Между Декартом и Хабермасом

Владимир Микушевич
                Наследие Бориса Скуратова

Среди различных форм интеллектуальной деятельности работа переводчика, наверное, наиболее неблагодарная. Практически никто не обходится без переводов, и никто не замечает, что пользуется переводом. С апломбом рассуждают о Жиле Делёзе, Ролане Барте, Мишеле Фуко, претенциозно ссылаются на них и не то чтобы делают вид, а действительно не помнят, что ссылаются не на маститого автора, а на его переводчика, без которого самонадеянный эрудит не в состоянии обойтись. Ситуация влечёт за собой другие, далеко идущие проблемы. Ролан Барт затрагивает одну из них: «Мы ведь никогда не можем окончательно выявить, кто автор и кто читатель» (пер. Бориса Скуратова). А как быть, когда перед нами автор, читатель и переводчик в одном лице, что в высшей степени относится к самому Борису Скуратову?

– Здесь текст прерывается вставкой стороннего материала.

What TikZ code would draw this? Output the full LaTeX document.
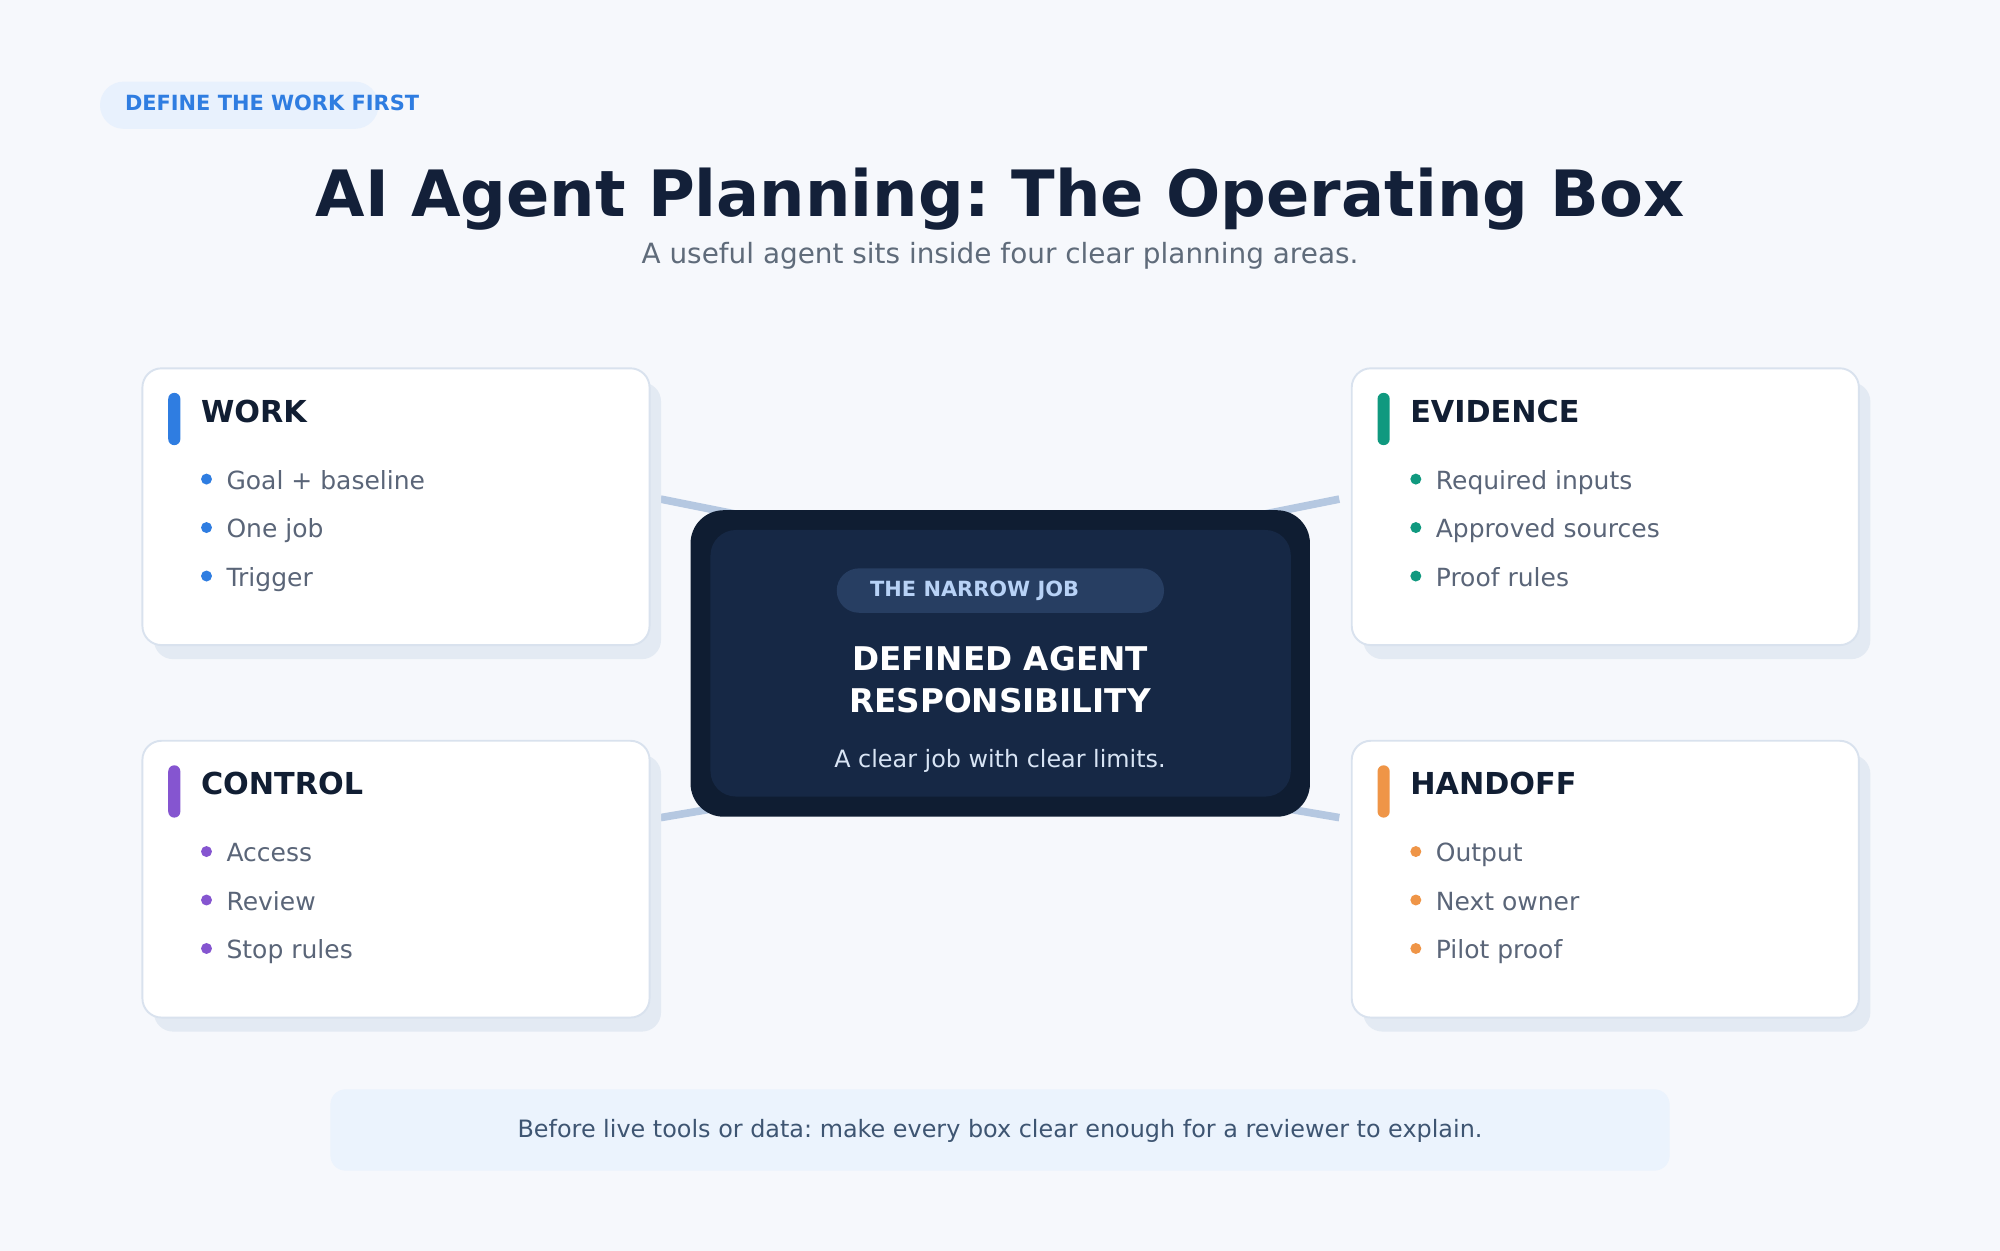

Борис Скуратов впервые перевёл на русский язык трактат Рене Декарта «Человек», не публиковавшийся при жизни философа. А.Ф.Лосев писал: «Не жалкая салонная болтовня материалистов XVIII века, а, конечно, Декарт есть подлинный основатель философского позитивизма» (А.Ф.Лосев. Диалектика мифа. Дополнение к диалектике мифа. М, 2001, с.43). Отчётливое подтверждение этого лосевского диагноза мы находим в переводе Б.Скуратова: «И вот, я скажу вам, что когда Бог соединяет Разумную Душу с этой машиной, сделав это так, как по моему предположению, я вам вскоре расскажу, он даст ей основное местопребывание в мозгу, и устроит это таким образом, что – согласно разнообразным способам, какими входы в поры, находящиеся на внутренней поверхности этого мозга, открываются через посредство нервов, - Разумная Душа получит разнообразные чувства» (Рене Декарт. «Человек», М, 2012, с.34).

«Эта машина в соединении с Разумной Душой» не что иное, как сам человек. В этом фрагменте мы видим основные особенности Скуратова-переводчика, отчётливость и точность, ради которых он жертвует общедоступными красотами стиля.
Этим же принципом Б.Скуратов руководствуется, переводя с немецкого «Эссе к конституции Европы» Юргена Хабермаса (труд, опубликованный почти через 350 лет после декартовского «Человека»): «Демократическое самоопределение означает, что адресаты императивно действующих законов в то же время являются их авторами» (Юрген Хабермас. «Эссе к конституции Европы», М, 2013, с.52).
 
Декарт  и Хабермас как будто говорят о разных вещах, но обоих занимает одна и та же проблема: самоопределение человека, в чём угадывается основное направление культуры, которую Шпенглер назвал фаустовской. В простой фразе Хабермаса проступает исконная идея демократии, бережно сохранённая переводчиком: демократия как власть каждого в противоположность власти большинства, означающей подавление каждого и ведущей к тоталитарной демократии, к толпе тиранов, как полагал Петрарка.
Но при единстве фаустовских истоков в переводах Скуратова проступают и две разные тенденции западной культуры: латинская (французская) открытость и германское самоуглубление или замкнутость. Для французской философской традиции характерна диалогическая обращённость к слушателю, к читателю, в крайнем случае к самому себе, как в «Мыслях» Паскаля. Неслучайно такой проникновенный отклик вызвали во Франции работы М.М.Бахтина, исследовавшего диалогичность в творчестве Достоевского и в европейской культуре. Напротив, в немецкой традиции обращение к самому себе означает самоуглубление, внутренний монолог, самопознание духа, как учил Гегель. В своей переводческой работе Борису Скуратову удавалось соотносить эти две традиции в их отталкивании, столкновении и в конечном счёте в их взаимодействии. Можно было бы сказать, что в этом был культурологический пафос его деятельности, если бы слово «пафос» не было чересчур громким для его скромной работы, необходимой нашей культуре.

Борис, вероятно, смутился бы, если бы кто-нибудь заговорил в связи с его переводами о «памятнике нерукотворном». Он перевёл десятки книг, без которых вряд ли состоялись бы не только отдельные статьи, но и целые диссертации. Затрудняюсь представить себе библиотеку современного интеллектуала без его переводов, и вместо нерукотворного памятника прошу всех использующих его переводы не забыть упомянуть: перевод Б.Скуратова.